EXERCISE.
Take the lines from the one with "What TikZ code" through the one with "(loss) at (424,234)", both ends kept, and reproduce them exactly without the pictures.

(Entries with chart source code)
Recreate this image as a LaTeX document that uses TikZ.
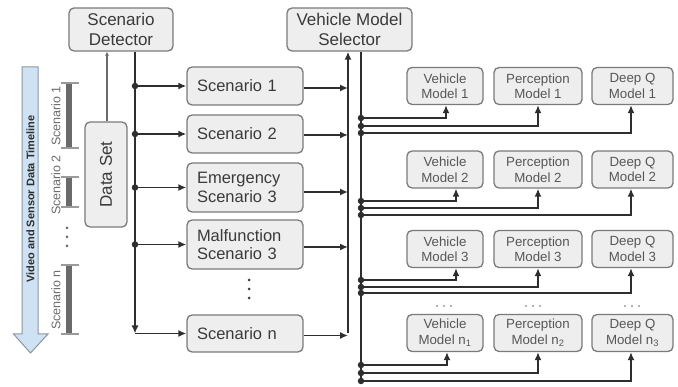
\documentclass[tikz,border=0pt]{standalone}
\usepackage{fontspec}
\setmainfont{Liberation Sans}
\usetikzlibrary{arrows.meta,calc}
\definecolor{boxfill}{HTML}{EEEEEE}
\definecolor{boxline}{HTML}{7A7A7A}
\definecolor{txt}{HTML}{3A3A3A}
\definecolor{bus}{HTML}{2E2E2E}
\definecolor{tlfill}{HTML}{CFE2F3}
\definecolor{tlline}{HTML}{8A96A3}
\definecolor{barcol}{HTML}{6A6A6A}
\definecolor{tickcol}{HTML}{9A9A9A}
\tikzset{
  box/.style={draw=boxline, fill=boxfill, rounded corners=5pt, line width=1.3pt, text=txt, inner sep=0pt, align=center},
  bigbox/.style={box, font=\fontsize{17}{20}\selectfont},
  scbox/.style={box, text width=96pt, inner xsep=10pt, align=left, font=\fontsize{16.5}{18.5}\selectfont},
  smbox/.style={box, minimum height=37pt, font=\fontsize{13.3}{15.5}\selectfont, text=txt!85!white},
  busline/.style={draw=bus, line width=1.8pt},
  arr/.style={busline, -{Latex[length=8pt,width=7pt]}},
  jdot/.style={circle, fill=bus, inner sep=0pt, minimum size=6.5pt},
  tlbar/.style={draw=barcol, line width=6.5pt},
  tltick/.style={draw=tickcol, line width=1.5pt},
  tllabel/.style={rotate=90, text=barcol, font=\fontsize{12.5}{14}\selectfont},
}
\begin{document}
\begin{tikzpicture}[x=1pt,y=-1pt]
\useasboundingbox (0,0) rectangle (678,387);

% top boxes
\node[bigbox, minimum width=104pt, minimum height=43pt] (sd) at (121,29.5) {Scenario\\Detector};
\node[bigbox, minimum width=125pt, minimum height=43pt] (vms) at (349.5,29.5) {Vehicle Model\\Selector};

% data set
\node[box, rotate=90, minimum width=105pt, minimum height=42pt, font=\fontsize{17}{20}\selectfont] (ds) at (106,174.5) {Data Set};

% scenario boxes
\node[scbox, minimum height=38pt] (s1) at (245,86) {Scenario 1};
\node[scbox, minimum height=38pt] (s2) at (245,134) {Scenario 2};
\node[scbox, minimum height=49pt] (s3) at (245,187.5) {Emergency\\Scenario 3};
\node[scbox, minimum height=49pt] (s4) at (245,244.5) {Malfunction\\Scenario 3};
\node[scbox, minimum height=37pt] (sn) at (245,333.5) {Scenario n};
\fill[txt] (249,280) circle (1.5pt) (249,289) circle (1.5pt) (249,298) circle (1.5pt);

% model boxes
\node[smbox, minimum width=76pt] (v1) at (445,86) {Vehicle\\Model 1};
\node[smbox, minimum width=88pt] (p1) at (538,86) {Perception\\Model 1};
\node[smbox, minimum width=81pt] (q1) at (632.5,86) {Deep Q\\Model 1};
\node[smbox, minimum width=76pt] (v2) at (445,169.5) {Vehicle\\Model 2};
\node[smbox, minimum width=88pt] (p2) at (538,169.5) {Perception\\Model 2};
\node[smbox, minimum width=81pt] (q2) at (632.5,169.5) {Deep Q\\Model 2};
\node[smbox, minimum width=76pt] (v3) at (445,249) {Vehicle\\Model 3};
\node[smbox, minimum width=88pt] (p3) at (538,249) {Perception\\Model 3};
\node[smbox, minimum width=81pt] (q3) at (632.5,249) {Deep Q\\Model 3};
\node[smbox, minimum width=76pt] (vn) at (445,333) {Vehicle\\Model n\textsubscript{1}};
\node[smbox, minimum width=88pt] (pn) at (538,333) {Perception\\Model n\textsubscript{2}};
\node[smbox, minimum width=81pt] (qn) at (632.5,333) {Deep Q\\Model n\textsubscript{3}};
\foreach \cx in {444,533,632}{
  \fill[tickcol] (\cx-7,306) circle (1.2pt) (\cx,306) circle (1.2pt) (\cx+7,306) circle (1.2pt);
}

% data set -> scenario detector
\coordinate (dsx) at ($(sd.south)+(-14,0)$);
\draw[draw=barcol, line width=1.3pt, -{Latex[length=4pt,width=4pt]}] (dsx |- ds.east) -- (dsx);

% left bus
\coordinate (lbtop) at ($(sd.south)+(14,0)$);
\coordinate (lbcorner) at (lbtop |- sn.west);
\draw[arr] (lbtop) -- (lbcorner);
\draw[arr] (lbcorner) -- (sn.west);
\foreach \s in {s1,s2,s3,s4}{
  \node[jdot] (j\s) at (lbtop |- \s.west) {};
  \draw[arr] (j\s) -- (\s.west);
}

% right bus into selector
\coordinate (rb) at ($(vms.south)+(-1.5,0)$);
\coordinate (rbbot) at (rb |- sn.east);
\draw[arr] (rbbot) -- (rb);
\draw[arr] ([yshift=-2pt]s1.east) -- ([yshift=-2pt]s1.east -| rb);
\draw[arr] ([yshift=-1pt]s2.east) -- ([yshift=-1pt]s2.east -| rb);
\draw[arr] ([yshift=-4.5pt]s3.east) -- ([yshift=-4.5pt]s3.east -| rb);
\draw[arr] ([yshift=-2.5pt]s4.east) -- ([yshift=-2.5pt]s4.east -| rb);
\draw[arr] ([yshift=-2pt]sn.east) -- ([yshift=-2pt]sn.east -| rb);

% selector output bus
\coordinate (ob) at ($(vms.south)+(11.5,0)$);
\coordinate (obend) at (361,382);
\draw[busline] (ob) -- (obend);

\foreach \r/\ya/\yb/\yc/\vx in {1/118/126/133/1, 2/201/208/215/11, 3/280/287/293/11, n/365/373/381/2}{
  \node[jdot] (ja\r) at (ob |- 0,\ya) {};
  \node[jdot] (jb\r) at (ob |- 0,\yb) {};
  \node[jdot] (jc\r) at (ob |- 0,\yc) {};
  \draw[arr] (ja\r) -| ([xshift=\vx pt]v\r.south);
  \draw[arr] (jb\r) -| (p\r.south);
  \draw[arr] (jc\r) -| ([xshift=-1.5pt]q\r.south);
}

% timeline arrow
\draw[draw=tlline, fill=tlfill, line width=1pt, line join=miter]
  (22,67) -- (38,67) -- (38,334) -- (48,334) -- (30.5,353) -- (13.5,334) -- (22,334) -- cycle;
\node[rotate=90, text=bus, font=\bfseries\fontsize{11}{13}\selectfont] (tltitle) at (30.5,199) {Video and Sensor Data Timeline};

% scenario bars
\draw[tlbar] (69,83) -- (69,148);
\draw[tltick] (61,83) -- (79,83) (61,148) -- (79,148);
\draw[tlbar] (69,177) -- (69,207);
\draw[tltick] (61,177) -- (79,177) (61,207) -- (79,207);
\draw[tlbar] (69,265) -- (69,334);
\draw[tltick] (61,265) -- (79,265) (61,334) -- (79,334);
\node[tllabel] (l1) at (56,116) {Scenario 1};
\node[tllabel] (l2) at (56,185) {Scenario 2};
\node[tllabel] (ln) at (56,300) {Scenario n};
\fill[barcol] (67,228) circle (1.5pt) (67,237) circle (1.5pt) (67,246) circle (1.5pt);
\end{tikzpicture}
\end{document}
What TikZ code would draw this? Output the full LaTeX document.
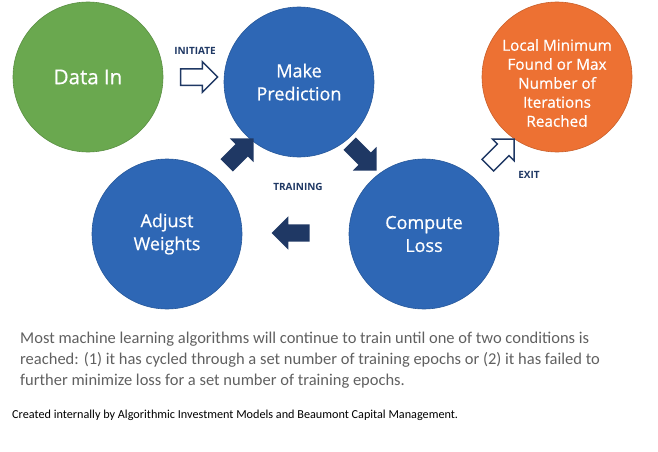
\documentclass[tikz,border=0pt]{standalone}
\usepackage{fontspec}
\setmainfont{Carlito}
\newfontfamily\opensans{Open Sans}
\newfontfamily\bubblefont[FakeBold=0.6]{Open Sans}
\usetikzlibrary{shapes.arrows,positioning}
\definecolor{datagreen}{RGB}{106,168,79}
\definecolor{stepblue}{RGB}{46,103,181}
\definecolor{exitorange}{RGB}{237,113,51}
\definecolor{arrownavy}{RGB}{31,56,100}
\definecolor{bodygray}{RGB}{96,96,96}

\begin{document}
\begin{tikzpicture}[x=1pt,y=-1pt,
    bubble/.style={circle, minimum size=150pt, inner sep=0pt, align=center, text=white,
      font=\bubblefont\fontsize{18}{23}\selectfont, draw=#1!85!black, fill=#1, line width=0.6pt},
    hollowarrow/.style={single arrow, draw=arrownavy, fill=white, line width=1.5pt,
      minimum height=37pt, inner xsep=0pt, inner ysep=7.5pt, single arrow head extend=7pt},
    solidarrow/.style={single arrow, draw=none, fill=arrownavy,
      minimum height=38pt, inner xsep=0pt, inner ysep=8.5pt, single arrow head extend=8pt},
    tag/.style={text=arrownavy, font=\opensans\bfseries\fontsize{10}{12}\selectfont}]
  \useasboundingbox (0,0) rectangle (658,452);

  % the five steps
  \node[bubble=datagreen, font=\bubblefont\fontsize{20.5}{24}\selectfont] (datain) at (88,77) {Data In};
  \node[bubble=stepblue] (predict) at (299,82) {Make\\Prediction};
  \node[bubble=exitorange] (found) at (557,77) {};
  \node[align=center, text=white, font=\bubblefont\fontsize{15.3}{19}\selectfont]
    (foundtext) at ([yshift=-6pt]found.center)
    {Local Minimum\\Found or Max\\Number of\\Iterations\\Reached};
  \node[bubble=stepblue] (adjust) at (167,234) {Adjust\\Weights};
  \node[bubble=stepblue] (loss) at (424,234) {Compute\\Loss};

  % block arrows between the steps
  \node[hollowarrow] (initarrow) at (195,77) {};
  \node[solidarrow, rotate=45] (uparrow) at (237,155) {};
  \node[solidarrow, rotate=-45] (downarrow) at (360,154) {};
  \node[solidarrow, rotate=180] (backarrow) at (295,233) {};
  \node[hollowarrow, rotate=45] (exitarrow) at (498,155) {};

  \node[tag] (initiate) at (195,51) {INITIATE};
  \node[tag] (training) at (298,187) {TRAINING};
  \node[tag] (exit) at (529,175) {EXIT};

  % caption
  \node[anchor=north west, align=left, text=bodygray, inner sep=0pt,
    font=\fontsize{16.5}{21}\selectfont] (note) at (20,332)
    {Most machine learning algorithms will continue to train until one of two conditions is\\
     reached: (1) it has cycled through a set number of training epochs or (2) it has failed to\\
     further minimize loss for a set number of training epochs.};
  \node[anchor=west, inner sep=0pt, font=\fontsize{12.2}{14}\selectfont] (credit) at (12,415)
    {Created internally by Algorithmic Investment Models and Beaumont Capital Management.};
\end{tikzpicture}
\end{document}
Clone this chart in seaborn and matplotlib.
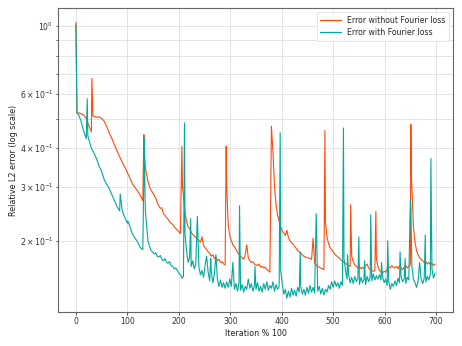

ANSWER TO THIS PROBLEM.
What TikZ code would draw this? Output the full LaTeX document.
\documentclass[tikz,border=0pt]{standalone}
\usepackage{fontspec}
\setmainfont{Carlito}
\newfontfamily\opensans{Open Sans}
\newfontfamily\bubblefont[FakeBold=0.6]{Open Sans}
\usetikzlibrary{shapes.arrows,positioning}
\definecolor{datagreen}{RGB}{106,168,79}
\definecolor{stepblue}{RGB}{46,103,181}
\definecolor{exitorange}{RGB}{237,113,51}
\definecolor{arrownavy}{RGB}{31,56,100}
\definecolor{bodygray}{RGB}{96,96,96}

\begin{document}
\begin{tikzpicture}[x=1pt,y=-1pt,
    bubble/.style={circle, minimum size=150pt, inner sep=0pt, align=center, text=white,
      font=\bubblefont\fontsize{18}{23}\selectfont, draw=#1!85!black, fill=#1, line width=0.6pt},
    hollowarrow/.style={single arrow, draw=arrownavy, fill=white, line width=1.5pt,
      minimum height=37pt, inner xsep=0pt, inner ysep=7.5pt, single arrow head extend=7pt},
    solidarrow/.style={single arrow, draw=none, fill=arrownavy,
      minimum height=38pt, inner xsep=0pt, inner ysep=8.5pt, single arrow head extend=8pt},
    tag/.style={text=arrownavy, font=\opensans\bfseries\fontsize{10}{12}\selectfont}]
  \useasboundingbox (0,0) rectangle (658,452);

  % the five steps
  \node[bubble=datagreen, font=\bubblefont\fontsize{20.5}{24}\selectfont] (datain) at (88,77) {Data In};
  \node[bubble=stepblue] (predict) at (299,82) {Make\\Prediction};
  \node[bubble=exitorange] (found) at (557,77) {};
  \node[align=center, text=white, font=\bubblefont\fontsize{15.3}{19}\selectfont]
    (foundtext) at ([yshift=-6pt]found.center)
    {Local Minimum\\Found or Max\\Number of\\Iterations\\Reached};
  \node[bubble=stepblue] (adjust) at (167,234) {Adjust\\Weights};
  \node[bubble=stepblue] (loss) at (424,234) {Compute\\Loss};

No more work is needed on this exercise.